WORK TO COMPLETE: Exactly the lines from the line containing "Generate a Python" through the line containing "mean_width = [5.60]" are to be echoed, with both included and pictures left out.

DATA FOR THE TASK:
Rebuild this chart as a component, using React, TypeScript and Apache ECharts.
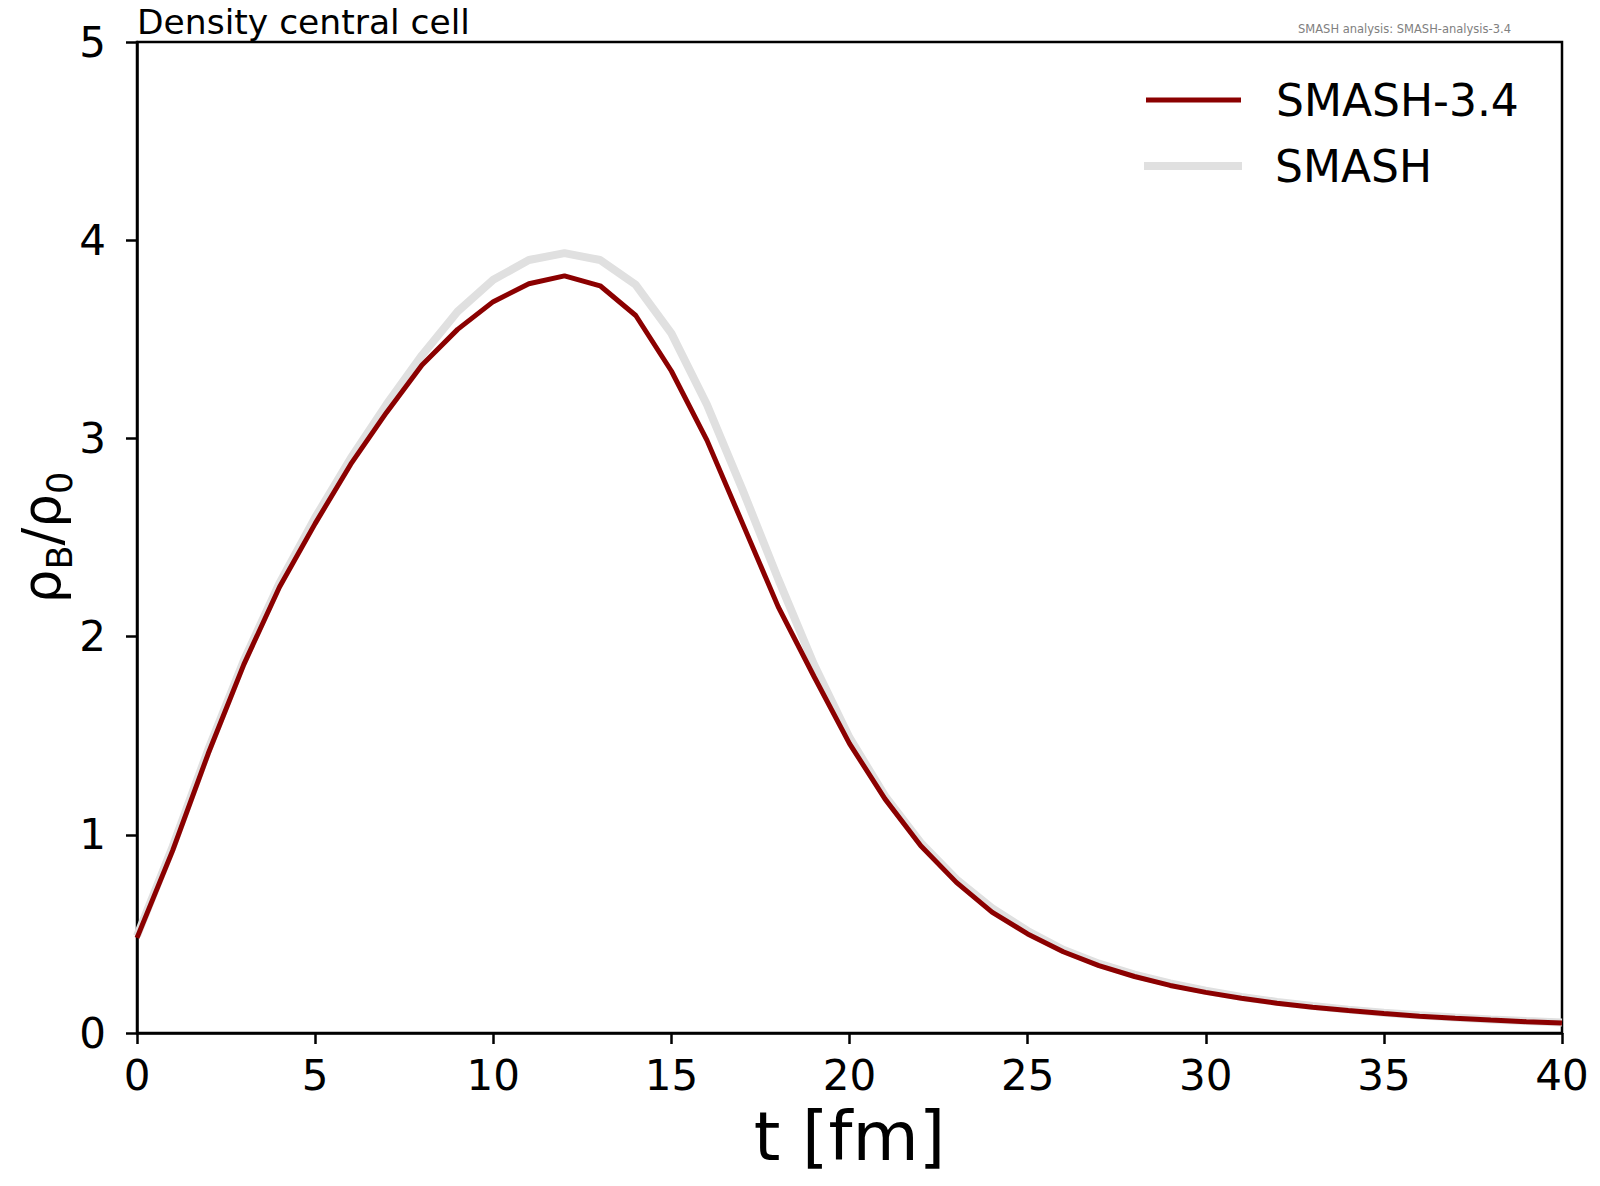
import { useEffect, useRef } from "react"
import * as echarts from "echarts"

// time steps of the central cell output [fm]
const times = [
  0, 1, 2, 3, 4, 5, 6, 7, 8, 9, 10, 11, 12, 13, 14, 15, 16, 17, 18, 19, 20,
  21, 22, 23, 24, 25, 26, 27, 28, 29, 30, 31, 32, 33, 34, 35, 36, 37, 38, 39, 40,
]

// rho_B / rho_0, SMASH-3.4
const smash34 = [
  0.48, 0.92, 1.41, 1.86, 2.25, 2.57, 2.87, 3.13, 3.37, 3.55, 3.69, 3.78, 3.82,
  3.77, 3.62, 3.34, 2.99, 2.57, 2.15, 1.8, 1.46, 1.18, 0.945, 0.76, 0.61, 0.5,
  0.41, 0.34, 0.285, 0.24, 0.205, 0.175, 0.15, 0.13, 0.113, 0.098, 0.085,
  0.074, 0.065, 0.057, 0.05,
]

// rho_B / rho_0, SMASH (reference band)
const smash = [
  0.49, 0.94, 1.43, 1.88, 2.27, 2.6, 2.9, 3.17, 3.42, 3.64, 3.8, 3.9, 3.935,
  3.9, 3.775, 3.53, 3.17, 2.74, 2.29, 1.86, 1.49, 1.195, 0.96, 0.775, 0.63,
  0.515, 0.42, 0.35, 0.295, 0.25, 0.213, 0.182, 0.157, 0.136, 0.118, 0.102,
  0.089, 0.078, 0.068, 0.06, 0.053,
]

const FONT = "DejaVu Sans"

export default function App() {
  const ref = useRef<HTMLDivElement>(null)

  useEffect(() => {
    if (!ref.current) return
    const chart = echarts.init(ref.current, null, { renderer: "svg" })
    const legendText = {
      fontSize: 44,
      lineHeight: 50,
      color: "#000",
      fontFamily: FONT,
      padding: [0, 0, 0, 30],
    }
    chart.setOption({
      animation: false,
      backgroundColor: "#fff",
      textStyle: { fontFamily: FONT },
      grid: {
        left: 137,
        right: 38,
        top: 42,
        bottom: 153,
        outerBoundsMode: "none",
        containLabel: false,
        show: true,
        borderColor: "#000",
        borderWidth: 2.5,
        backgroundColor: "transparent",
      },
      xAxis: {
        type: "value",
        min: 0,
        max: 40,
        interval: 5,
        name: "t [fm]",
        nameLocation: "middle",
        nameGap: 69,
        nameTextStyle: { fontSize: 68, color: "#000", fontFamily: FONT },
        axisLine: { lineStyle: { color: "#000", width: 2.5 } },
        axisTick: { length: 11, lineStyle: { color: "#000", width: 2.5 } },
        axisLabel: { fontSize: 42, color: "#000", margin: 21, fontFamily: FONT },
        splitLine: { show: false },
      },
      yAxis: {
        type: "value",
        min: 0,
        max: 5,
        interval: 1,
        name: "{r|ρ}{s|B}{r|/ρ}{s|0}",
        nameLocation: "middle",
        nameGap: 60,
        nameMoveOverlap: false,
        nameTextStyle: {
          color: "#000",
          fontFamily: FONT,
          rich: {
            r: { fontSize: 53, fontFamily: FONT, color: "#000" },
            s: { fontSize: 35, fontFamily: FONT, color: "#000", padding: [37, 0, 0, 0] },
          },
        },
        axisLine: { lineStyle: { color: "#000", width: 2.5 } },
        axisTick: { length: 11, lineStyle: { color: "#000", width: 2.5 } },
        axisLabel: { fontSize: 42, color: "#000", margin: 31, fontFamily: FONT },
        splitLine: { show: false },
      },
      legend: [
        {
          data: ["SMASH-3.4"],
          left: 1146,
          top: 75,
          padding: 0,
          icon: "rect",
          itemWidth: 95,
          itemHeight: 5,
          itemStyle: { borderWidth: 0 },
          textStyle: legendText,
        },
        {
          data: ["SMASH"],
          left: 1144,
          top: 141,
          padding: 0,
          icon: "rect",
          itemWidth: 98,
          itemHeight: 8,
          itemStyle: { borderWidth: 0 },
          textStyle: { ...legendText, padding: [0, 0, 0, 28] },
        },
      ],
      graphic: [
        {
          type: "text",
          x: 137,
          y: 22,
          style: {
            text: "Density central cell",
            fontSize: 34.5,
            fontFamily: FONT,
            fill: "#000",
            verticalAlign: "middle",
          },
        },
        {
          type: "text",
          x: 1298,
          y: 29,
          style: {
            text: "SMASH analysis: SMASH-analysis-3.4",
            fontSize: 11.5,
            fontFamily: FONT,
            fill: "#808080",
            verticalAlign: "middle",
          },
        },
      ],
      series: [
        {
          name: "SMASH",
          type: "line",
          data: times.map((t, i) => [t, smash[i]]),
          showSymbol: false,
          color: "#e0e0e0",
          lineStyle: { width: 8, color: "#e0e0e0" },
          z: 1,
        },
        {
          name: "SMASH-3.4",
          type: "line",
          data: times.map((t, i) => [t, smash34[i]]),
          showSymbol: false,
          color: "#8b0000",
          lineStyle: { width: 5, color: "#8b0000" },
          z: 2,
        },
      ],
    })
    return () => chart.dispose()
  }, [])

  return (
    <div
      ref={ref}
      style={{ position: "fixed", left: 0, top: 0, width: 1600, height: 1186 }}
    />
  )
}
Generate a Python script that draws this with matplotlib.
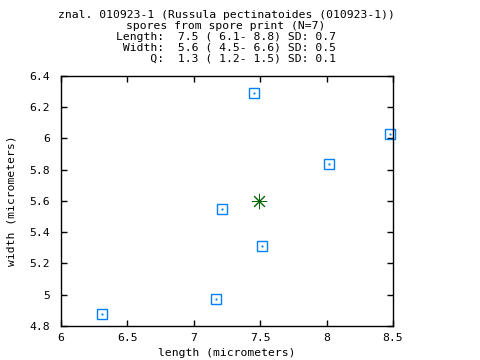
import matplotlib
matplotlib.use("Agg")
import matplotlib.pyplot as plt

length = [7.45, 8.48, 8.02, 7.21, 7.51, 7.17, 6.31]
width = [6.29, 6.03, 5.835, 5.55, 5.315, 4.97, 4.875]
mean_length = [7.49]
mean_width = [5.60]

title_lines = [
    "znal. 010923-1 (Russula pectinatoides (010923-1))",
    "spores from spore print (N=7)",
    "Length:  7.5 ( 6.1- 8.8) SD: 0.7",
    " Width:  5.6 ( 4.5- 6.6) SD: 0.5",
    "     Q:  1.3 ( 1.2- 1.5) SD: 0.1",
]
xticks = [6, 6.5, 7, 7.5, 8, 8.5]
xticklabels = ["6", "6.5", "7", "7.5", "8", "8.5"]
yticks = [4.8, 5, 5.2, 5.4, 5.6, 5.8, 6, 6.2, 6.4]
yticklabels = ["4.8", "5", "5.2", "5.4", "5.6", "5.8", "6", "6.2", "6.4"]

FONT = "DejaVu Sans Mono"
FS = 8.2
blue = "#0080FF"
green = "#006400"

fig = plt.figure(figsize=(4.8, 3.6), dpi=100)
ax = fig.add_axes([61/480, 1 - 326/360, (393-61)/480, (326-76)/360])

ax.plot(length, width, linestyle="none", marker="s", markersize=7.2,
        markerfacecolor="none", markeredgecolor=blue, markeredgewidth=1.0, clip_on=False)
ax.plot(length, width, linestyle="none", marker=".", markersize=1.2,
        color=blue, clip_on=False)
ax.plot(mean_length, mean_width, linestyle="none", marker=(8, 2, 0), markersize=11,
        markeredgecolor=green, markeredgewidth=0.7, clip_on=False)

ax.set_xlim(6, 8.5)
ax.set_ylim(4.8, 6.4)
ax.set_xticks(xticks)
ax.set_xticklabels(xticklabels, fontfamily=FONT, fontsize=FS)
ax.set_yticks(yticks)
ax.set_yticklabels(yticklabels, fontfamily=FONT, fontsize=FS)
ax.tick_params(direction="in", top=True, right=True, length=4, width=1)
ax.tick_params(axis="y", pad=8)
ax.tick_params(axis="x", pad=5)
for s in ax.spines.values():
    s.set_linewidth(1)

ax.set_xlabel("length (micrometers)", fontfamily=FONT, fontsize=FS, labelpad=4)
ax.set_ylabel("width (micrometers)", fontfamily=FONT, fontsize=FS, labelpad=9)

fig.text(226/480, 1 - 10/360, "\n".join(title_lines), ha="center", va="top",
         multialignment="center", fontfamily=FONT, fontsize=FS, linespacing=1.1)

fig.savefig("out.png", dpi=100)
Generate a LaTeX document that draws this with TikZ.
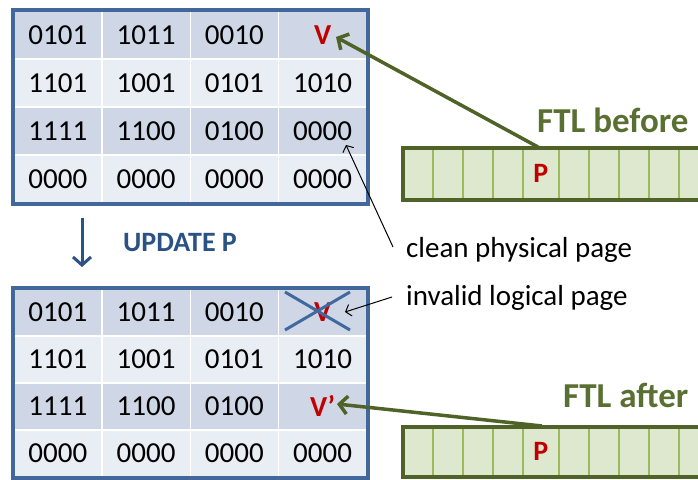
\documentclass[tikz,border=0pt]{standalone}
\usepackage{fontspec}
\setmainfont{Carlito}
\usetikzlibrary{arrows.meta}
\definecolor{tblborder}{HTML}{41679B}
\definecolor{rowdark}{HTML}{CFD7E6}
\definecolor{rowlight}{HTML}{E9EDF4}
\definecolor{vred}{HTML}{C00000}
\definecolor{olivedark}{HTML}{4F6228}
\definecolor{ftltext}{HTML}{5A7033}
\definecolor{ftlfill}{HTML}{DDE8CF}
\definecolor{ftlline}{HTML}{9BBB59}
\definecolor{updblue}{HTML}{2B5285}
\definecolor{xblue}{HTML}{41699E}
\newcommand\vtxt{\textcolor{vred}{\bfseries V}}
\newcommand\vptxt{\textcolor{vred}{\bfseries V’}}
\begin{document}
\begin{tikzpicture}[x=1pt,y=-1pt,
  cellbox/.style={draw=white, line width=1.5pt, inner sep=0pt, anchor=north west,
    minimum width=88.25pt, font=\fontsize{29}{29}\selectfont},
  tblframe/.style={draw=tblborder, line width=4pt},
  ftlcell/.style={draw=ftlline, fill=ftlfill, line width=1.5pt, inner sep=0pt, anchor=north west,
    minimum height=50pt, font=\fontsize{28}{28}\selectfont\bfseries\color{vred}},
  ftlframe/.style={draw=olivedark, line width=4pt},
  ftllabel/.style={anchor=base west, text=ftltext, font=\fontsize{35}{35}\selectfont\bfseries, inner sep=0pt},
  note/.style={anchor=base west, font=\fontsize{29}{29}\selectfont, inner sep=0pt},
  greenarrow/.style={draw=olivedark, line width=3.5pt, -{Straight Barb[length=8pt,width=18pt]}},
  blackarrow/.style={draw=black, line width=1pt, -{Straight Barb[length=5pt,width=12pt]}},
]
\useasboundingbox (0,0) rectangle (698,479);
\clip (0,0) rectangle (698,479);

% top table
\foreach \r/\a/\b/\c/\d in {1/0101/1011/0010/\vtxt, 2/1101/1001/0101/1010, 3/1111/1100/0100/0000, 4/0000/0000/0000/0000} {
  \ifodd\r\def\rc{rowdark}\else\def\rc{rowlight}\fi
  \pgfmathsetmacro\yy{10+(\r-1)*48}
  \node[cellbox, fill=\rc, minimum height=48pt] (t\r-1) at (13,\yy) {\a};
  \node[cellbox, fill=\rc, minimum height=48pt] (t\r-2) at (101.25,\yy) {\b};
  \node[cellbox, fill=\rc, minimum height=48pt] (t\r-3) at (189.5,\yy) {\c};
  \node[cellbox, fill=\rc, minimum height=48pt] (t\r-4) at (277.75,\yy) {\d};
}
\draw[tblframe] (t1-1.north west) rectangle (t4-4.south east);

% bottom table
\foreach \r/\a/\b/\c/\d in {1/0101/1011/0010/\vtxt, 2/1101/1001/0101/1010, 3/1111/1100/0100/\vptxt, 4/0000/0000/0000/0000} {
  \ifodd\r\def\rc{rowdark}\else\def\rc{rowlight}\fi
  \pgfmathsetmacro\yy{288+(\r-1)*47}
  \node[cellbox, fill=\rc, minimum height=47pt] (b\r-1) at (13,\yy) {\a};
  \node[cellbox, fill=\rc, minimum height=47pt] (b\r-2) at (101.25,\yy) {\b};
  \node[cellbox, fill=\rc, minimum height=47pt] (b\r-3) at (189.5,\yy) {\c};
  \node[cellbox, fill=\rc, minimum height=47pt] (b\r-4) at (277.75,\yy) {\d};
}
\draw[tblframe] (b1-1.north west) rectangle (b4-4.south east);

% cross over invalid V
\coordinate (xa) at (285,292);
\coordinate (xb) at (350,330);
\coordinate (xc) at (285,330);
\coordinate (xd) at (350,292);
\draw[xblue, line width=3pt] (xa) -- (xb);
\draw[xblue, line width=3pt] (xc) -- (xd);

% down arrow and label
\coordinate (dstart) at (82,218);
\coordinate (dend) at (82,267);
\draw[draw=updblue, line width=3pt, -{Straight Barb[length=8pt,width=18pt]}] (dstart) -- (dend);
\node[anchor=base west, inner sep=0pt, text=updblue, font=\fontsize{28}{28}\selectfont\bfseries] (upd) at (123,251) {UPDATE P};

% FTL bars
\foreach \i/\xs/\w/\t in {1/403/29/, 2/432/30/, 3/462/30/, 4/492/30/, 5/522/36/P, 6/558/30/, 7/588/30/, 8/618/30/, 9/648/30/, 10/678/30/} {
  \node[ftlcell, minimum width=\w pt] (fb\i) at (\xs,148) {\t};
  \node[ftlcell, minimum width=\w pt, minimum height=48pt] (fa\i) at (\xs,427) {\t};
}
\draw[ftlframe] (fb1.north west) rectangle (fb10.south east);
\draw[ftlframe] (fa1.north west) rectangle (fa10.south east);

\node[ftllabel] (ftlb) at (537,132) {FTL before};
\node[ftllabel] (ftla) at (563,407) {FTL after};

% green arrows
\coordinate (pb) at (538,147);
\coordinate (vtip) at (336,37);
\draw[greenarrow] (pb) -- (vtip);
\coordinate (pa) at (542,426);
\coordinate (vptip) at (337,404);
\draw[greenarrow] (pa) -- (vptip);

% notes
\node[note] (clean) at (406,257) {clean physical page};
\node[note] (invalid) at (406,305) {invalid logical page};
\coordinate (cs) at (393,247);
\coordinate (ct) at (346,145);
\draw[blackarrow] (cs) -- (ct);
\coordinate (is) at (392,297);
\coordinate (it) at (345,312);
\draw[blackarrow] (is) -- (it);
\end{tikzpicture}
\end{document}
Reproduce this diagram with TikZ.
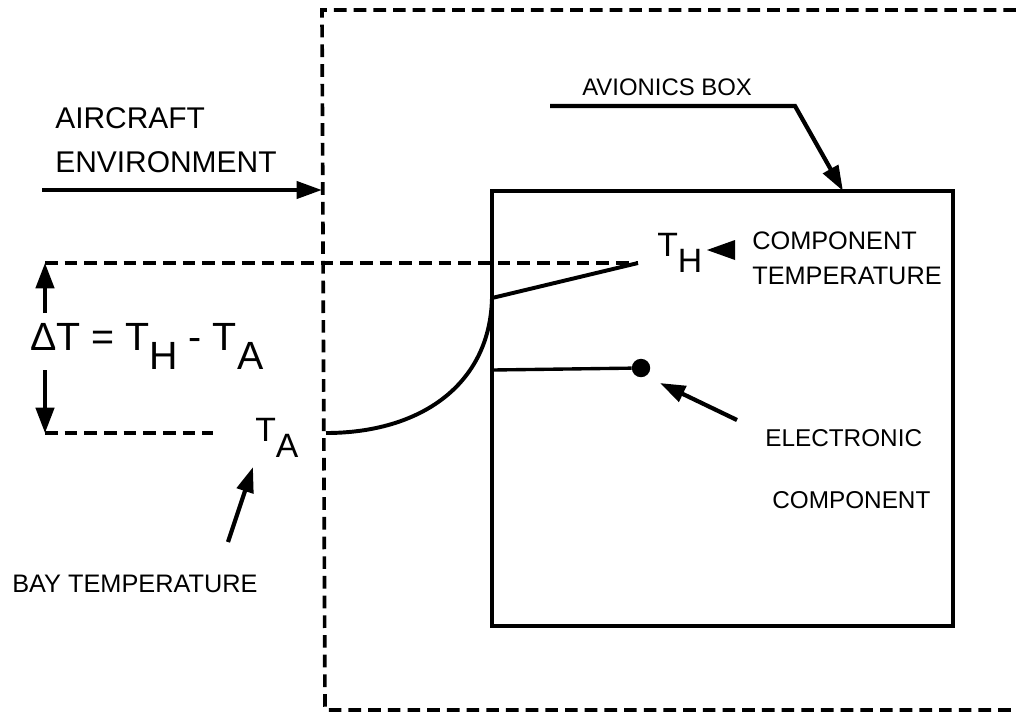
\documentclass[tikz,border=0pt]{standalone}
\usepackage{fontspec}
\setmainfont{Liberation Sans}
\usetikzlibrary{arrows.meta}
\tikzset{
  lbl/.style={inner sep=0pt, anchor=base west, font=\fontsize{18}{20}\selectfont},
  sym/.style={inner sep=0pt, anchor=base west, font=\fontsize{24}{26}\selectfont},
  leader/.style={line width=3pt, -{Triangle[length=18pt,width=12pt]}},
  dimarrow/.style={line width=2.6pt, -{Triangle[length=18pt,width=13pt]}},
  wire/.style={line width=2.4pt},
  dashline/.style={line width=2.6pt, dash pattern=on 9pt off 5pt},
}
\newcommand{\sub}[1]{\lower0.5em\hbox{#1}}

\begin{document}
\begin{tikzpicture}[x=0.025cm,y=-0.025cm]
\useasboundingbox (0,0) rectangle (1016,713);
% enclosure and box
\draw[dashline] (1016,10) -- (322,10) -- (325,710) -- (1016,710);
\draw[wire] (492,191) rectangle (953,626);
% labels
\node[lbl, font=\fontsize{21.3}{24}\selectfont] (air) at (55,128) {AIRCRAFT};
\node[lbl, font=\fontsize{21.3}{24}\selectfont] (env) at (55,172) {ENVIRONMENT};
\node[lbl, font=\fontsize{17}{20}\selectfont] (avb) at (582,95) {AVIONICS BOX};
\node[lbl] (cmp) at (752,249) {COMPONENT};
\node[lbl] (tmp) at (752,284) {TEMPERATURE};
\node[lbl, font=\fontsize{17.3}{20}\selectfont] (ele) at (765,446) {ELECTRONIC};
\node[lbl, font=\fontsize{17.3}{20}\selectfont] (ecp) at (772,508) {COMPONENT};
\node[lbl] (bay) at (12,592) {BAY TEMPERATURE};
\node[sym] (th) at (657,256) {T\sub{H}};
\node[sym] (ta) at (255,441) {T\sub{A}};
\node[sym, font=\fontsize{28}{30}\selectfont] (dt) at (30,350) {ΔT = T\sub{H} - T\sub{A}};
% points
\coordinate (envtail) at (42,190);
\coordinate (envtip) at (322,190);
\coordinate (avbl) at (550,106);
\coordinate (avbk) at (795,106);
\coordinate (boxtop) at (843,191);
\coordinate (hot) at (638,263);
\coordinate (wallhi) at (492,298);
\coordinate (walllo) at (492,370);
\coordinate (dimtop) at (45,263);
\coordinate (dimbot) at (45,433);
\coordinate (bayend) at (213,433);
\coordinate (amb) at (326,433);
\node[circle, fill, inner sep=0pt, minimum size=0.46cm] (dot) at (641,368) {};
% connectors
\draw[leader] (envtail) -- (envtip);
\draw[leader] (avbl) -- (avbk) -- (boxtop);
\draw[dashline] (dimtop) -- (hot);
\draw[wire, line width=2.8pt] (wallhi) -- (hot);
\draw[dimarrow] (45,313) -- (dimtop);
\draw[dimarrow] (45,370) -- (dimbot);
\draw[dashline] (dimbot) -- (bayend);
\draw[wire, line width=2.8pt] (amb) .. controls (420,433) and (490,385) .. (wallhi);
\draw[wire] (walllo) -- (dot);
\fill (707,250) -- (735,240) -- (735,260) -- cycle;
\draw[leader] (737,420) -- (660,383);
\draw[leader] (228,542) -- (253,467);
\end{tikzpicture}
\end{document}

WORKED SOLUTION:
Generate a Python script that draws this with matplotlib.
import matplotlib
matplotlib.use("Agg")
import matplotlib.pyplot as plt

length = [7.45, 8.48, 8.02, 7.21, 7.51, 7.17, 6.31]
width = [6.29, 6.03, 5.835, 5.55, 5.315, 4.97, 4.875]
mean_length = [7.49]
mean_width = [5.60]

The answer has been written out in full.